Quote all of the data that follows exactly as written, skipping the images.

### Dataset extract:
* * *

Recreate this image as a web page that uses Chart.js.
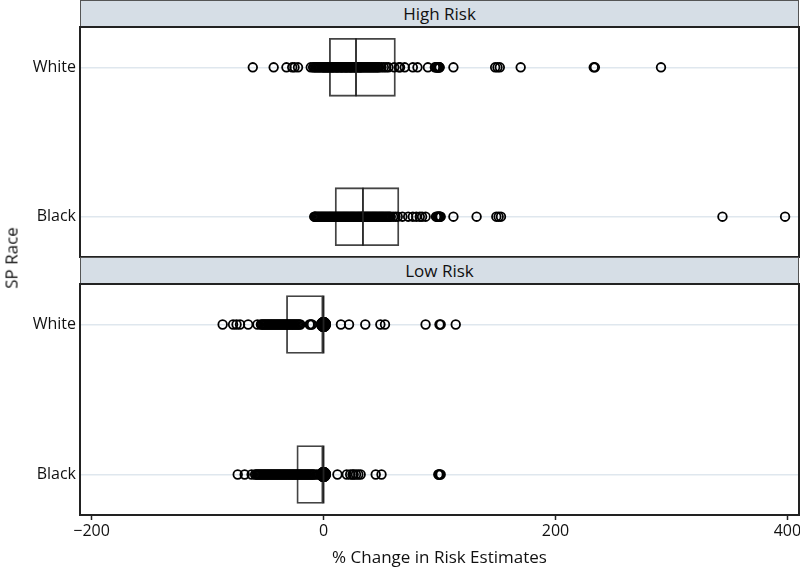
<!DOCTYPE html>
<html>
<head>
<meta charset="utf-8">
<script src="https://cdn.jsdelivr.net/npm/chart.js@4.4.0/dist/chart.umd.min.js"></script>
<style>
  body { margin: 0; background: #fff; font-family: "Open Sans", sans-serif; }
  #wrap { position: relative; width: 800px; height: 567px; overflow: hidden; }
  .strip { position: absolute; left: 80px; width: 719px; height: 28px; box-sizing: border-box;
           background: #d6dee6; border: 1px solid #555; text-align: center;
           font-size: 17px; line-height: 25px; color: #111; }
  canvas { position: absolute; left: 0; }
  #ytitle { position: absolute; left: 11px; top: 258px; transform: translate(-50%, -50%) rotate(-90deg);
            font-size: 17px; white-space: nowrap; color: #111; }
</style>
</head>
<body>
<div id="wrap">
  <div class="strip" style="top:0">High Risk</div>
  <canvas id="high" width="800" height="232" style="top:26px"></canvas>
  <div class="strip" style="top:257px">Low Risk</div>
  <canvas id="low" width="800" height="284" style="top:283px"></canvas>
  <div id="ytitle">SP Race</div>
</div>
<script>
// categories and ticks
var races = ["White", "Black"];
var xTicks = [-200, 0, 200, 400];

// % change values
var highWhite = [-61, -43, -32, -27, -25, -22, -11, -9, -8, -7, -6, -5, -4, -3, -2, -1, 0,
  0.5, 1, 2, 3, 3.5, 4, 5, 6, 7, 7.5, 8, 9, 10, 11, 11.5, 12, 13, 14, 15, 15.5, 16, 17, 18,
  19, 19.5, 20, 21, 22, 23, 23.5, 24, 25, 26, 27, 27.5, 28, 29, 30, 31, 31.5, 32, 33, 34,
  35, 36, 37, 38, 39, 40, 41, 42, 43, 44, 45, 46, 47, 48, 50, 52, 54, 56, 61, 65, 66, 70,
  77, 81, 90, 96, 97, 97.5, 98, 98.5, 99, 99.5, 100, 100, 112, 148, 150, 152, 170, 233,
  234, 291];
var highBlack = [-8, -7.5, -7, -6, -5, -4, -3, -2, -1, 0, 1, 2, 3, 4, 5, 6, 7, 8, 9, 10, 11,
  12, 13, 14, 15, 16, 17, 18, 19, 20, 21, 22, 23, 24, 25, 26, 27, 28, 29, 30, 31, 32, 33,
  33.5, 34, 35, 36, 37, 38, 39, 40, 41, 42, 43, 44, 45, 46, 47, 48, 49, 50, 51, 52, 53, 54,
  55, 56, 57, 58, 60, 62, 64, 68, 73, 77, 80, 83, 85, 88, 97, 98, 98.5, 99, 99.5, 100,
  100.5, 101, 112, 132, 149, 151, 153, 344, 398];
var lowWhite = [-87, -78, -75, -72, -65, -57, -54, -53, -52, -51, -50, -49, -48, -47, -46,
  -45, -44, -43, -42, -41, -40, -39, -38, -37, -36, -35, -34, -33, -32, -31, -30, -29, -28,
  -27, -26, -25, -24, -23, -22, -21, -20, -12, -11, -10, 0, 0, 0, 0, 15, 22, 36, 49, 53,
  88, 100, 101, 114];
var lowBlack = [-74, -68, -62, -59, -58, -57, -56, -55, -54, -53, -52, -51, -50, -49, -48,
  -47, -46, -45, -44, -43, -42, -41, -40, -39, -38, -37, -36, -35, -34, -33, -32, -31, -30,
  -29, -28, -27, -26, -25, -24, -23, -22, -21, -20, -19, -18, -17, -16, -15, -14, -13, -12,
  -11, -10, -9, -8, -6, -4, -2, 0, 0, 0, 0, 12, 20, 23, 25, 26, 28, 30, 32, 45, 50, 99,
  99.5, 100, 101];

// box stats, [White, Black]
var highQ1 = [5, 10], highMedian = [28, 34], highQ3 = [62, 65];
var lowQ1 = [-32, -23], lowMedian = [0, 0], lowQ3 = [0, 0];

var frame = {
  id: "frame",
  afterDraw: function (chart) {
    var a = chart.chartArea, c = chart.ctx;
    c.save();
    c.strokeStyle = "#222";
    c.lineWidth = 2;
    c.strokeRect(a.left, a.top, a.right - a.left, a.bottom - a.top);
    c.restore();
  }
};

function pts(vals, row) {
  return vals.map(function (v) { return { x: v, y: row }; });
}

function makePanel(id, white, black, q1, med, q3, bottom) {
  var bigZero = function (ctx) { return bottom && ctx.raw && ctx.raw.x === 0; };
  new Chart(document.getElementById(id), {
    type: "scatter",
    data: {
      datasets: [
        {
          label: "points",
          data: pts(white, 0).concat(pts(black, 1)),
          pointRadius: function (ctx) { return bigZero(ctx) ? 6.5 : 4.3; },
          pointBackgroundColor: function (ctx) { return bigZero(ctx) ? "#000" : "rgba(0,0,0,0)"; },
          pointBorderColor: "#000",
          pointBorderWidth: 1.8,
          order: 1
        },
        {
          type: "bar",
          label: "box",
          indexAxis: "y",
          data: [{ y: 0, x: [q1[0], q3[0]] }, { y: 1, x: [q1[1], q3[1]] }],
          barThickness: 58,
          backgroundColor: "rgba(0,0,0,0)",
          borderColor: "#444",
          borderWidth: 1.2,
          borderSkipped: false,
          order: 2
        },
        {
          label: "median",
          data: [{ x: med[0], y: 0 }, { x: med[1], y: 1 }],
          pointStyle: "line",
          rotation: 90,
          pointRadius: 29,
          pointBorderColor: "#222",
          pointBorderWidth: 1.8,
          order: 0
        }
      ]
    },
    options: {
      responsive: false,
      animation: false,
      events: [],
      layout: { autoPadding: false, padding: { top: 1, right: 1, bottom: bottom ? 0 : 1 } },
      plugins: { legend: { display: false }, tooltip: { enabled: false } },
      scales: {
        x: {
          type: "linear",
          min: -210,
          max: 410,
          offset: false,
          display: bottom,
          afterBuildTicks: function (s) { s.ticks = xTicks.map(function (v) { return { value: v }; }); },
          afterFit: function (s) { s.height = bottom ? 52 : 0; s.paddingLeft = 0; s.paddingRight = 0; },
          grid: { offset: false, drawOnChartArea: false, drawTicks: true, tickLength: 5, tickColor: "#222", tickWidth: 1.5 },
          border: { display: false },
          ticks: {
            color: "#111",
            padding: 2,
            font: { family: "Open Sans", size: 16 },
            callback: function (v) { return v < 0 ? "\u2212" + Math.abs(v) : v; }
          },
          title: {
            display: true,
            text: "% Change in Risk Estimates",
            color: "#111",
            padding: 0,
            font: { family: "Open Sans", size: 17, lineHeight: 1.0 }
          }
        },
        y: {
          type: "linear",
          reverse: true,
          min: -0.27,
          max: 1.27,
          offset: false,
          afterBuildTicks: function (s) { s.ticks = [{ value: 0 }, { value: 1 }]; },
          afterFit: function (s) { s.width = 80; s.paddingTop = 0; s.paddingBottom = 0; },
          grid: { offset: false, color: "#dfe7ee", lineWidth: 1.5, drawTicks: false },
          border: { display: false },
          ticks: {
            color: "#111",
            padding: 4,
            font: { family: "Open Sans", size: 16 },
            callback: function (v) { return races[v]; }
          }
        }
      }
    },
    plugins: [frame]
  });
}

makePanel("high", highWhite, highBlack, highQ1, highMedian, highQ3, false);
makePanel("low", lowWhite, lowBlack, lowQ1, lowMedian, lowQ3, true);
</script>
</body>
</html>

* * *

### Response:
Recreate this image as a web page that uses Chart.js.
<!DOCTYPE html>
<html>
<head>
<meta charset="utf-8">
<script src="https://cdn.jsdelivr.net/npm/chart.js@4.4.0/dist/chart.umd.min.js"></script>
<style>
  body { margin: 0; background: #fff; font-family: "Open Sans", sans-serif; }
  #wrap { position: relative; width: 800px; height: 567px; overflow: hidden; }
  .strip { position: absolute; left: 80px; width: 719px; height: 28px; box-sizing: border-box;
           background: #d6dee6; border: 1px solid #555; text-align: center;
           font-size: 17px; line-height: 25px; color: #111; }
  canvas { position: absolute; left: 0; }
  #ytitle { position: absolute; left: 11px; top: 258px; transform: translate(-50%, -50%) rotate(-90deg);
            font-size: 17px; white-space: nowrap; color: #111; }
</style>
</head>
<body>
<div id="wrap">
  <div class="strip" style="top:0">High Risk</div>
  <canvas id="high" width="800" height="232" style="top:26px"></canvas>
  <div class="strip" style="top:257px">Low Risk</div>
  <canvas id="low" width="800" height="284" style="top:283px"></canvas>
  <div id="ytitle">SP Race</div>
</div>
<script>
// categories and ticks
var races = ["White", "Black"];
var xTicks = [-200, 0, 200, 400];

// % change values
var highWhite = [-61, -43, -32, -27, -25, -22, -11, -9, -8, -7, -6, -5, -4, -3, -2, -1, 0,
  0.5, 1, 2, 3, 3.5, 4, 5, 6, 7, 7.5, 8, 9, 10, 11, 11.5, 12, 13, 14, 15, 15.5, 16, 17, 18,
  19, 19.5, 20, 21, 22, 23, 23.5, 24, 25, 26, 27, 27.5, 28, 29, 30, 31, 31.5, 32, 33, 34,
  35, 36, 37, 38, 39, 40, 41, 42, 43, 44, 45, 46, 47, 48, 50, 52, 54, 56, 61, 65, 66, 70,
  77, 81, 90, 96, 97, 97.5, 98, 98.5, 99, 99.5, 100, 100, 112, 148, 150, 152, 170, 233,
  234, 291];
var highBlack = [-8, -7.5, -7, -6, -5, -4, -3, -2, -1, 0, 1, 2, 3, 4, 5, 6, 7, 8, 9, 10, 11,
  12, 13, 14, 15, 16, 17, 18, 19, 20, 21, 22, 23, 24, 25, 26, 27, 28, 29, 30, 31, 32, 33,
  33.5, 34, 35, 36, 37, 38, 39, 40, 41, 42, 43, 44, 45, 46, 47, 48, 49, 50, 51, 52, 53, 54,
  55, 56, 57, 58, 60, 62, 64, 68, 73, 77, 80, 83, 85, 88, 97, 98, 98.5, 99, 99.5, 100,
  100.5, 101, 112, 132, 149, 151, 153, 344, 398];
var lowWhite = [-87, -78, -75, -72, -65, -57, -54, -53, -52, -51, -50, -49, -48, -47, -46,
  -45, -44, -43, -42, -41, -40, -39, -38, -37, -36, -35, -34, -33, -32, -31, -30, -29, -28,
  -27, -26, -25, -24, -23, -22, -21, -20, -12, -11, -10, 0, 0, 0, 0, 15, 22, 36, 49, 53,
  88, 100, 101, 114];
var lowBlack = [-74, -68, -62, -59, -58, -57, -56, -55, -54, -53, -52, -51, -50, -49, -48,
  -47, -46, -45, -44, -43, -42, -41, -40, -39, -38, -37, -36, -35, -34, -33, -32, -31, -30,
  -29, -28, -27, -26, -25, -24, -23, -22, -21, -20, -19, -18, -17, -16, -15, -14, -13, -12,
  -11, -10, -9, -8, -6, -4, -2, 0, 0, 0, 0, 12, 20, 23, 25, 26, 28, 30, 32, 45, 50, 99,
  99.5, 100, 101];

// box stats, [White, Black]
var highQ1 = [5, 10], highMedian = [28, 34], highQ3 = [62, 65];
var lowQ1 = [-32, -23], lowMedian = [0, 0], lowQ3 = [0, 0];

var frame = {
  id: "frame",
  afterDraw: function (chart) {
    var a = chart.chartArea, c = chart.ctx;
    c.save();
    c.strokeStyle = "#222";
    c.lineWidth = 2;
    c.strokeRect(a.left, a.top, a.right - a.left, a.bottom - a.top);
    c.restore();
  }
};

function pts(vals, row) {
  return vals.map(function (v) { return { x: v, y: row }; });
}

function makePanel(id, white, black, q1, med, q3, bottom) {
  var bigZero = function (ctx) { return bottom && ctx.raw && ctx.raw.x === 0; };
  new Chart(document.getElementById(id), {
    type: "scatter",
    data: {
      datasets: [
        {
          label: "points",
          data: pts(white, 0).concat(pts(black, 1)),
          pointRadius: function (ctx) { return bigZero(ctx) ? 6.5 : 4.3; },
          pointBackgroundColor: function (ctx) { return bigZero(ctx) ? "#000" : "rgba(0,0,0,0)"; },
          pointBorderColor: "#000",
          pointBorderWidth: 1.8,
          order: 1
        },
        {
          type: "bar",
          label: "box",
          indexAxis: "y",
          data: [{ y: 0, x: [q1[0], q3[0]] }, { y: 1, x: [q1[1], q3[1]] }],
          barThickness: 58,
          backgroundColor: "rgba(0,0,0,0)",
          borderColor: "#444",
          borderWidth: 1.2,
          borderSkipped: false,
          order: 2
        },
        {
          label: "median",
          data: [{ x: med[0], y: 0 }, { x: med[1], y: 1 }],
          pointStyle: "line",
          rotation: 90,
          pointRadius: 29,
          pointBorderColor: "#222",
          pointBorderWidth: 1.8,
          order: 0
        }
      ]
    },
    options: {
      responsive: false,
      animation: false,
      events: [],
      layout: { autoPadding: false, padding: { top: 1, right: 1, bottom: bottom ? 0 : 1 } },
      plugins: { legend: { display: false }, tooltip: { enabled: false } },
      scales: {
        x: {
          type: "linear",
          min: -210,
          max: 410,
          offset: false,
          display: bottom,
          afterBuildTicks: function (s) { s.ticks = xTicks.map(function (v) { return { value: v }; }); },
          afterFit: function (s) { s.height = bottom ? 52 : 0; s.paddingLeft = 0; s.paddingRight = 0; },
          grid: { offset: false, drawOnChartArea: false, drawTicks: true, tickLength: 5, tickColor: "#222", tickWidth: 1.5 },
          border: { display: false },
          ticks: {
            color: "#111",
            padding: 2,
            font: { family: "Open Sans", size: 16 },
            callback: function (v) { return v < 0 ? "\u2212" + Math.abs(v) : v; }
          },
          title: {
            display: true,
            text: "% Change in Risk Estimates",
            color: "#111",
            padding: 0,
            font: { family: "Open Sans", size: 17, lineHeight: 1.0 }
          }
        },
        y: {
          type: "linear",
          reverse: true,
          min: -0.27,
          max: 1.27,
          offset: false,
          afterBuildTicks: function (s) { s.ticks = [{ value: 0 }, { value: 1 }]; },
          afterFit: function (s) { s.width = 80; s.paddingTop = 0; s.paddingBottom = 0; },
          grid: { offset: false, color: "#dfe7ee", lineWidth: 1.5, drawTicks: false },
          border: { display: false },
          ticks: {
            color: "#111",
            padding: 4,
            font: { family: "Open Sans", size: 16 },
            callback: function (v) { return races[v]; }
          }
        }
      }
    },
    plugins: [frame]
  });
}

makePanel("high", highWhite, highBlack, highQ1, highMedian, highQ3, false);
makePanel("low", lowWhite, lowBlack, lowQ1, lowMedian, lowQ3, true);
</script>
</body>
</html>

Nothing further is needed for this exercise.